– Sytuacja w Republice Środkowoafrykańskiej jest niepokojąca– mówi radiu RDN Izabela Cywa z Krynicy, która prowadzi projekty humanitarne. Od kilku tygodni trwają walki między grupami zbrojnymi a pokojową misją militarną ONZ Minusca. Tym razem rebelianci chcieli za wszelką cenę przeszkodzić w wyborach prezydenckich.
Izabela Cywa rozmawia na bieżąco z misjonarzami, sama przed laty pracowała w szpitalu w Bagandou podczas rebelii.
– Wczoraj rebelianci zaatakowali stolicę kraju.
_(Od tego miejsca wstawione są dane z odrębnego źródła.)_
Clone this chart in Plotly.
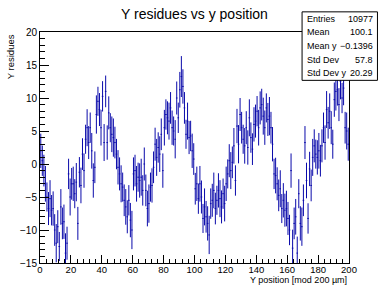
import plotly.graph_objects as go

bin_lo = 0
bin_hi = 200
n_bins = 200

residues = [
    2.0, 0.5, -1.0, -3.0, -5.0, -6.75, -5.25, -7.0, -6.75, -10.0,
    -12.0, -9.5, -12.5, -6.5, -9.0, -8.75, -13.5, -12.0, -1.5, -5.0,
    -3.0, -3.0, -4.5, -2.75, -9.0, -1.25, -3.25, 1.5, -1.0, 3.75,
    5.5, 3.25, 5.5, 2.0, -2.5, -0.5, 7.5, 9.5, 8.25, 5.5,
    10.25, 3.25, 11.0, 3.25, 7.75, 5.5, 4.5, 4.0, 3.25, 1.5,
    -0.5, -1.5, -3.0, -3.5, -5.5, -6.5, -8.0, -5.5, -8.5, -10.0,
    -1.5, -1.0, -3.0, -2.0, -2.5, -2.0, -4.0, 0.0, -4.0, -6.75,
    -6.0, -3.5, -3.25, -0.5, 3.0, 1.0, 2.5, 1.5, 4.5, -1.0,
    5.5, 7.5, 7.0, 6.5, 8.5, 5.5, 5.0, 3.75, 10.0, 7.0,
    11.25, 13.25, 11.75, 8.5, 4.5, 6.5, 4.0, 4.25, 2.0, 0.75,
    -3.75, -3.0, -5.25, -3.0, -5.0, -8.25, -6.5, -8.0, -9.0, -10.75,
    -6.0, -5.5, -4.0, -6.75, -5.5, -4.0, -5.25, -6.5, -4.5, -6.0,
    -3.0, -1.5, 0.5, -1.0, 0.25, 2.75, -2.5, 5.75, 3.0, 7.5,
    5.5, 3.75, 2.75, 5.5, 2.5, 7.0, 4.0, 2.25, 6.0, 6.5,
    8.0, 5.5, 8.5, 9.0, 7.25, 5.5, 8.5, 6.75, 7.25, 5.5,
    3.0, -1.5, -1.75, -3.0, -4.75, -3.75, -6.75, -5.5, -7.0, -6.75,
    -8.25, -10.0, -1.0, -12.75, -9.0, -8.0, -13.5, -4.5, -9.0, -9.5,
    -5.5, 3.25, -2.5, -8.25, -0.75, -3.25, 1.0, 2.75, 1.5, 1.0,
    2.0, 0.5, 2.75, 5.5, 3.25, 8.25, 6.25, 8.0, 5.5, 3.0,
    9.75, 11.0, 11.25, 9.0, 12.5, 10.0, 11.5, 5.5, 5.0, 3.0,
]

errors = [
    2.6, 2.3, 2.4, 2.7, 2.2, 2.5, 2.8, 2.3, 2.6, 2.4, 2.9, 2.5, 2.2, 2.7, 2.4, 2.6, 3.0, 2.5, 2.3, 2.8,
    2.4, 2.6, 2.2, 2.9, 2.5, 2.3, 2.7, 2.4, 2.6, 2.2, 2.8, 2.5, 2.3, 2.7, 2.6, 2.4, 2.9, 2.2, 2.5, 2.7,
    2.3, 2.8, 2.4, 2.6, 2.5, 2.2, 2.7, 2.9, 2.4, 2.3, 2.6, 2.5, 2.8, 2.2, 2.4, 2.7, 2.5, 2.3, 2.6, 2.9,
    2.5, 2.4, 2.7, 2.2, 2.6, 2.8, 2.3, 2.5, 2.4, 2.7, 2.9, 2.2, 2.6, 2.4, 2.5, 2.8, 2.3, 2.7, 2.4, 2.6,
    2.7, 2.3, 2.5, 2.8, 2.4, 2.6, 2.2, 2.9, 2.5, 2.3, 2.7, 3.1, 2.6, 2.4, 2.2, 2.8, 2.5, 2.3, 2.6, 2.4,
    2.4, 2.6, 2.3, 2.7, 2.5, 2.2, 2.8, 2.4, 2.6, 2.9, 2.3, 2.5, 2.7, 2.4, 2.2, 2.6, 2.8, 2.5, 2.3, 2.7,
    2.6, 2.2, 2.5, 2.8, 2.4, 2.7, 2.3, 2.6, 2.9, 2.5, 2.4, 2.2, 2.7, 2.5, 2.6, 2.8, 2.3, 2.4, 2.6, 2.5,
    2.3, 2.7, 2.5, 2.4, 2.8, 2.6, 2.2, 2.5, 2.9, 2.4, 2.6, 2.3, 2.7, 2.5, 2.4, 2.8, 2.2, 2.6, 2.5, 2.7,
    2.5, 2.3, 2.6, 2.8, 2.4, 2.7, 2.5, 2.2, 2.6, 2.9, 2.4, 2.5, 2.7, 2.3, 2.6, 2.4, 2.8, 2.5, 2.2, 2.6,
    2.7, 2.4, 2.5, 2.3, 2.6, 2.8, 2.4, 2.7, 2.5, 2.2, 2.6, 2.9, 2.4, 2.5, 2.7, 2.3, 2.6, 2.4, 2.8, 2.5,
]

stat_labels = ["Entries", "Mean", "Mean y", "Std Dev", "Std Dev y"]
stat_values = ["10977", "100.1", "\u22120.1396", "57.8", "20.29"]

title_text = "Y residues vs y position"
x_title = "Y position [mod 200 \u00b5m]"
y_title = "Y residues"

bw = (bin_hi - bin_lo) / n_bins
centers = [bin_lo + (i + 0.5) * bw for i in range(n_bins)]

W, H = 379, 287
L, R, T, B = 40, 29.5, 32.3, 22
PW = W - L - R
PH = H - T - B


def px(x):
    return (x - L) / PW


def py(y):
    return (H - B - y) / PH


FONT = "Liberation Sans, Arial, Helvetica, sans-serif"
BLUE = "rgb(10,10,170)"

fig = go.Figure()
fig.add_trace(go.Scatter(
    x=centers, y=residues, mode="markers",
    marker=dict(size=0.1, color=BLUE, opacity=0),
    error_y=dict(type="data", array=errors, visible=True, color=BLUE, thickness=1, width=0),
    error_x=dict(type="constant", value=bw / 2, visible=True, color=BLUE, thickness=1, width=0),
    showlegend=False, hoverinfo="skip",
))

axis_common = dict(
    showgrid=False, zeroline=False, showline=True, linecolor="black", linewidth=1,
    mirror=True, ticks="inside", tickcolor="black", tickwidth=1,
)

fig.update_layout(
    width=W, height=H,
    margin=dict(l=L, r=R, t=T, b=B, pad=0),
    paper_bgcolor="white", plot_bgcolor="white",
    xaxis=dict(range=[bin_lo, bin_hi], tick0=0, dtick=20, ticklen=8,
               tickfont=dict(family=FONT, size=9.5, color="black"),
               minor=dict(dtick=4, ticklen=4, ticks="inside", tickcolor="black"),
               **axis_common),
    yaxis=dict(range=[-15, 20], tick0=0, dtick=5, ticklen=9,
               tickfont=dict(family=FONT, size=10, color="black"),
               minor=dict(dtick=1, ticklen=5, ticks="inside", tickcolor="black"),
               **axis_common),
)
try:
    fig.update_xaxes(ticklabelstandoff=-2)
except Exception:
    pass

ann = []
ann.append(dict(text=title_text, x=px(195), y=py(14), xref="paper", yref="paper",
                xanchor="center", yanchor="middle", showarrow=False,
                font=dict(family=FONT, size=14, color="black")))
ann.append(dict(text=x_title, x=px(350), y=py(289.5), xref="paper", yref="paper",
                xanchor="right", yanchor="bottom", showarrow=False,
                font=dict(family=FONT, size=9, color="black")))
ann.append(dict(text=y_title, x=px(10), y=py(33), xref="paper", yref="paper",
                xanchor="center", yanchor="top", textangle=-90, showarrow=False,
                font=dict(family=FONT, size=9.5, color="black")))

box_l, box_r, box_t, box_b = 302.5, 378, 12, 81
shapes = [dict(type="rect", xref="paper", yref="paper",
               x0=px(box_l), x1=px(box_r), y0=py(box_b), y1=py(box_t),
               line=dict(color="black", width=1), fillcolor="white", layer="above")]
row_h = (box_b - box_t) / len(stat_labels)
for i, (lab, val) in enumerate(zip(stat_labels, stat_values)):
    yc = box_t + row_h * (i + 0.5)
    ann.append(dict(text=lab, x=px(box_l + 3), y=py(yc), xref="paper", yref="paper",
                    xanchor="left", yanchor="middle", showarrow=False,
                    font=dict(family=FONT, size=9, color="black")))
    ann.append(dict(text=val, x=px(box_r - 2), y=py(yc), xref="paper", yref="paper",
                    xanchor="right", yanchor="middle", showarrow=False,
                    font=dict(family=FONT, size=9, color="black")))

fig.update_layout(annotations=ann, shapes=shapes)
fig.write_html("out.html", config={"displayModeBar": False},
               post_script="document.body.style.margin='0';")
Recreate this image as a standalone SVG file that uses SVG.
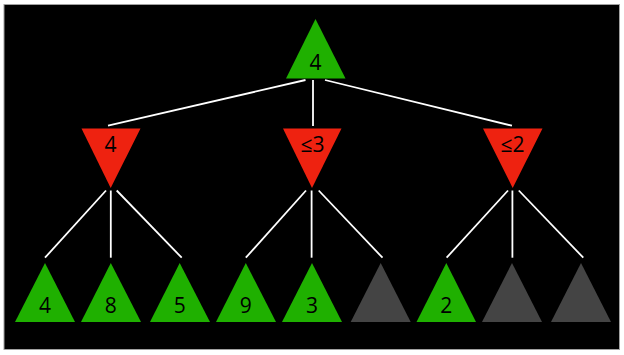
<svg xmlns="http://www.w3.org/2000/svg" width="624" height="355" viewBox="0 0 624 355">
<style>
.g{fill:#1fb000}
.r{fill:#ee2210}
.k{fill:#444444}
.t{font-family:"Open Sans","DejaVu Sans",sans-serif;font-size:21px;fill:#000;text-anchor:middle}
.e line{stroke:#ffffff;stroke-width:1.8}
</style>
<rect x="0" y="0" width="624" height="355" fill="#ffffff"/>
<rect x="4" y="4.5" width="615.5" height="345" fill="#000000" stroke="#a0a0a0" stroke-width="1"/>
<g class="e" id="connectors">
<line x1="305.5" y1="80" x2="108" y2="125.7"/>
<line x1="313" y1="80" x2="313" y2="126"/>
<line x1="325" y1="80" x2="512" y2="125.7"/>
<line x1="106" y1="190.5" x2="45" y2="257.7"/>
<line x1="110.8" y1="190.5" x2="110.8" y2="257.7"/>
<line x1="116.7" y1="190.5" x2="181.7" y2="257.7"/>
<line x1="306" y1="190.5" x2="245.8" y2="257.7"/>
<line x1="311.6" y1="190.5" x2="311.6" y2="257.7"/>
<line x1="318.7" y1="190.5" x2="382.5" y2="257.7"/>
<line x1="508" y1="190.5" x2="446.6" y2="257.7"/>
<line x1="512.4" y1="190.5" x2="512.4" y2="257.7"/>
<line x1="518.8" y1="190.5" x2="583.3" y2="257.7"/>
</g>
<g id="root"><polygon class="g" points="315.5,19 286,78.5 345.5,78.5"/><text class="t" x="315.5" y="69.5">4</text></g>
<g id="min1"><polygon class="r" points="81.5,128.5 140.5,128.5 110.7,188"/><text class="t" x="110.5" y="152">4</text></g>
<g id="min2"><polygon class="r" points="283,128.5 341.5,128.5 312,188"/><text class="t" x="312.5" y="152">≤3</text></g>
<g id="min3"><polygon class="r" points="483,128.5 542.5,128.5 512.7,188"/><text class="t" x="512.5" y="152">≤2</text></g>
<g id="leaf1"><polygon class="g" points="45,263 15,322 75,322"/><text class="t" x="45" y="312.5">4</text></g>
<g id="leaf2"><polygon class="g" points="110.8,263 81,322 141,322"/><text class="t" x="110.8" y="312.5">8</text></g>
<g id="leaf3"><polygon class="g" points="179.7,263 150,322 210,322"/><text class="t" x="179.7" y="312.5">5</text></g>
<g id="leaf4"><polygon class="g" points="245.8,263 216,322 276,322"/><text class="t" x="245.8" y="312.5">9</text></g>
<g id="leaf5"><polygon class="g" points="312,263 282,322 342,322"/><text class="t" x="312" y="312.5">3</text></g>
<g id="leaf6"><polygon class="k" points="380.7,263 350.7,322 410.7,322"/></g>
<g id="leaf7"><polygon class="g" points="446.3,263 416.5,322 476,322"/><text class="t" x="446.3" y="312.5">2</text></g>
<g id="leaf8"><polygon class="k" points="512,263 482,322 542,322"/></g>
<g id="leaf9"><polygon class="k" points="581,263 551,322 611,322"/></g>
</svg>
Sytuacja w Bangi była bardzo niepokojąca. W stolicy jest dużo polskich księży, zarówno diecezjalnych jak i zakonników. Wczoraj rano zaczęły się te ataki, później sytuacja się ustabilizowała, wprowadzono jeszcze raz godzinę policyjną – dodaje.
Jak informuje radio RDN biskup diecezji Bouar Mirosław Gucwa w tym rejonie zrobiło się nieco spokojniej, ludzie powoli zaczynają się przemieszczać, działa targ, ale nieczynne są instytucje i szkoły.
– Mieszkańcy nadal chronią się w kościołach – dodaje bp Gucwa. – Ludzie się boją, bo uzbrojeni rebelianci są obecni w strategicznych miejscach. Są także żołnierze, więc istnieje ryzyko kolejnych walk. Ludzie chronią się w katedrze, seminarium ojców kapucynów i w innych parafiach. Mieszkańcy znajdują tutaj schronienie, bo są struktury, sale parafialne, więc jest miejsce, gdzie można m.in. spokojnie spędzić noc – dodaje.
Sytuacja w Republice Środkowoafrykańskiej związana jest z wyborami prezydenckimi. Wtedy zaczęły się ostrzeliwania ze strony rebeliantów, którzy nie chcieli dopuścić do wyborów.
Biskup diecezji Bouar Mirosław Gucwa prosi o modlitwę w intencji pokoju w Republice Środkowoafrykańskiej.
19 stycznia, Trybunał Konstytucyjny zapowiedział oficjalnie ogłoszenie wyników wyborów. W przypadku zatwierdzenia obecnego prezydenta jako głowy państwa (wyniki nieoficjalne dają mu prawie 54 procent głosów w pierwszej turze) rebelianci zapowiadają powszechny bunt zbrojny.